In whichever direction Stirling looked his difficulties were immense. We are accustomed to calling Western Australia a Colony from the commencement of its existence, but this is far from being the fact. It was not a colony; it was a mere settlement. Stirling was only "named" the Lieutenant-Governor; he was given no Commission of Office. Accordingly he had no power to make laws, or to punish offenders, or to govern except with the use of tact. He was at once a dictator and a man of straw. He could order, but he had no legal means of enforcing his orders. And even before he could issue an order he had to have the consent of Whitehall. Six months of this was enough for him, and he insisted that Whitehall make up its mind either to abandon the settlement, or to make it a Royal Colony and grant him a commission. "I have no personal motive in this re commendation," he wrote to Mr. Under-Secretary Hay on January 26, 1830, "for I may take the liberty of a Friend to say I have no ambition to remain in that capacity a day longer than the time when by the Establishment of a prosperous Settlement on this shore I shall have justified the confidence reposed in me by Sir George Murray. The Exertion and Anxiety are too great and constant for my intellectual or physical powers to make their continuance for a long period an object of desire."

A Reward and a Rebuff

But his commission as Lieutenant-Governor was even then on the way. It was followed by an enlarged commission as Governor and Commander in Chief; and that, in turn, was crowned during his visit to England in 1833 by the conferment of a knighthood. As we see it now from the documents, this latter honour was a sop to encourage him to further efforts without the expenditure by Whitehall of a single penny towards the governance of the Colony, and to make up to him personally for the public refusal to grant one single item of the various requests and petitions forwarded to London by the struggling settlers. Nevertheless, the whole Colony delighted in this mark of the royal favour towards one who was at once their Governor and their friend, a fellow settler and a fellow sufferer, and it sweetened the five succeeding years of drought and depression and native troubles that separated him from his final retirement.

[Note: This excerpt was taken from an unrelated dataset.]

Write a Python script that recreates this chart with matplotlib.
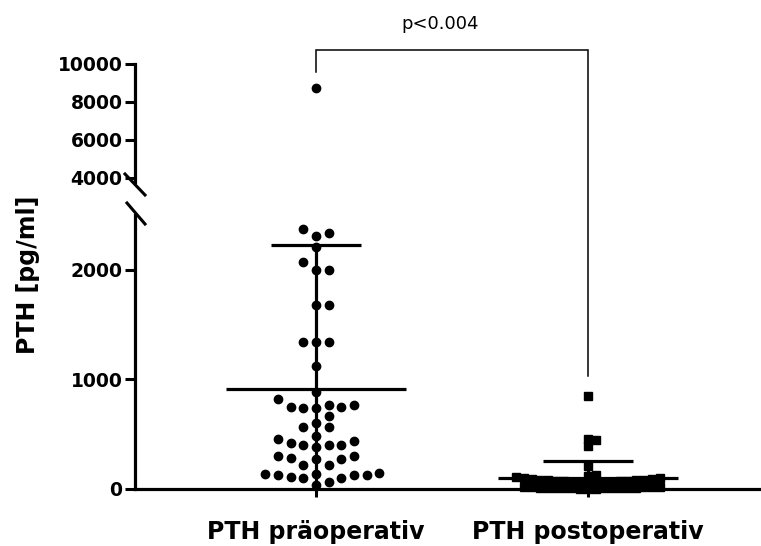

When that retirement came, on the last day of 1838, the people of the Colony drew up a balance sheet covering the ten years of Stirling's Governorship, and they found him a considerable creditor. They paid him in thanks. Thanks may not cost much, but even so they are often wanting in this world and many public men are paid them only when they no longer live to hear them sounding in their ears and sinking into their hearts. Stirling was one of the few who have heard them; and, man as he was, he must have felt the burden of the years, the worries and the wranglings, lifted for ever from him as, standing in the centre of the city he had founded, he listened to the regrets and good wishes of the Colonists formally read to him from an engrossed address. On Saturday, January 5, 1839, from the poop of the Britomarte, he waved his farewells for the third and last time to the shores of Western Australia.

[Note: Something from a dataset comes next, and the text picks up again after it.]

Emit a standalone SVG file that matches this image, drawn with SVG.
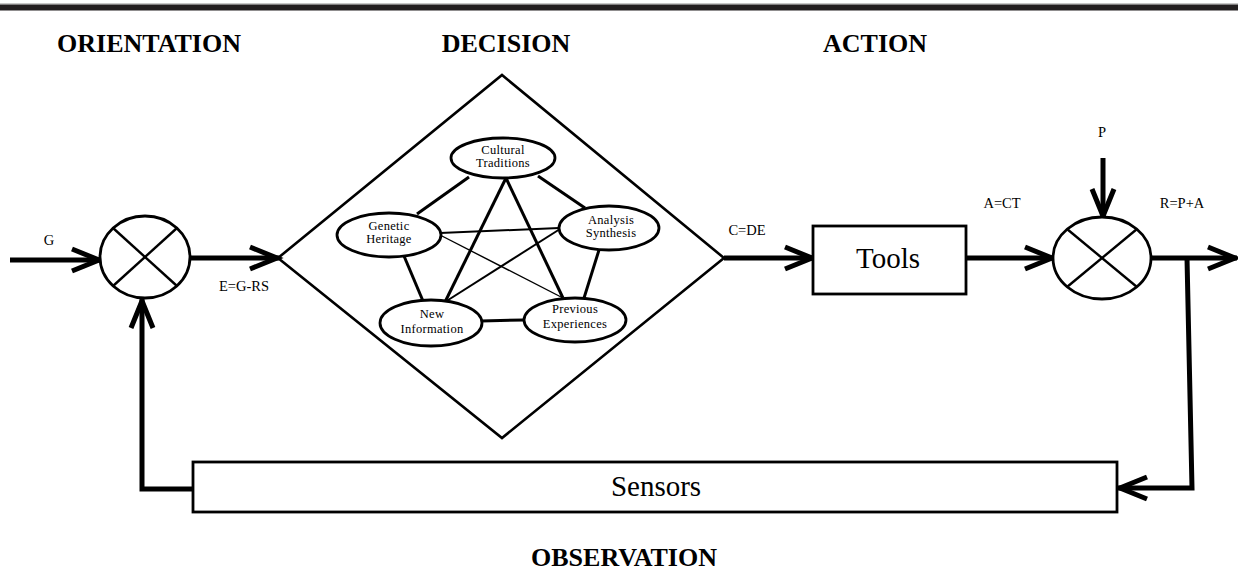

On October 30, 1840, Stirling returned to the Royal Navy as Captain of the Indus, in the Mediterranean. In 1847 he was commanding the Howe on the same station. In 1851 he was promoted Rear Admiral. From 1854 to 1856 he was Admiral Commanding the East Indies Station, which included Australia. That term covered the strenuous years of the Crimean War and engaged him in one of the many wars with China where he was destined to find two links with his former service: one in the fact that in that campaign he commanded the combined fleet of the British Navy and the American Navy which he had once fought; the other in the fact that one of the vessels under his command at the time was HM.S. Sulphur. In 1862 he was promoted to the full rank of Admiral, and on April 22, 1865, his long and meritorious life came to a close at Guildford in Surrey where 42 years before he had taken Ellen Mangles to wife.

He Has No Monument

It may be that I have stressed over much the trials and tribulations that from the beginning to the end of his overlordship of Western Australia were the essential lot of Stirling. If I have let me add that there were compensations. And one of them was compensation enough. It was the wondrous spectacle of a vast land waking to life from primeval sleep, and taking shape at his command under his very eyes. Myself, I know nothing more fascinating than to sit in fancy by Stirling's side of nights in the quiet of his home at Woodbridge and to pore with him over our map of Western Australia, watching rivers and hills and valleys leap to life, seeing villages and hamlets and towns rising more slowly but just as surely, plotting homesteads here and there—the circle growing ever wider and wider as the axes of the settlers turned towering forests into waving fields and the glint of their night fires lit up the land like twinkling stars the vault of heaven. Side by side with him I see the map that had been a blank, lifeless sheet when first he knew it, become a living being, see it shudder with hidden strength and power, and then rising to its feet as it were pass in days and months with almost pauseless steps from infancy to thriving youth and vigorous manhood—And this is the man who after a hundred years yet awaits his monument in stone: whose life and labours have yet to find compass within the covers of a single volume! (Cyril Bryan, West Australian, 1937)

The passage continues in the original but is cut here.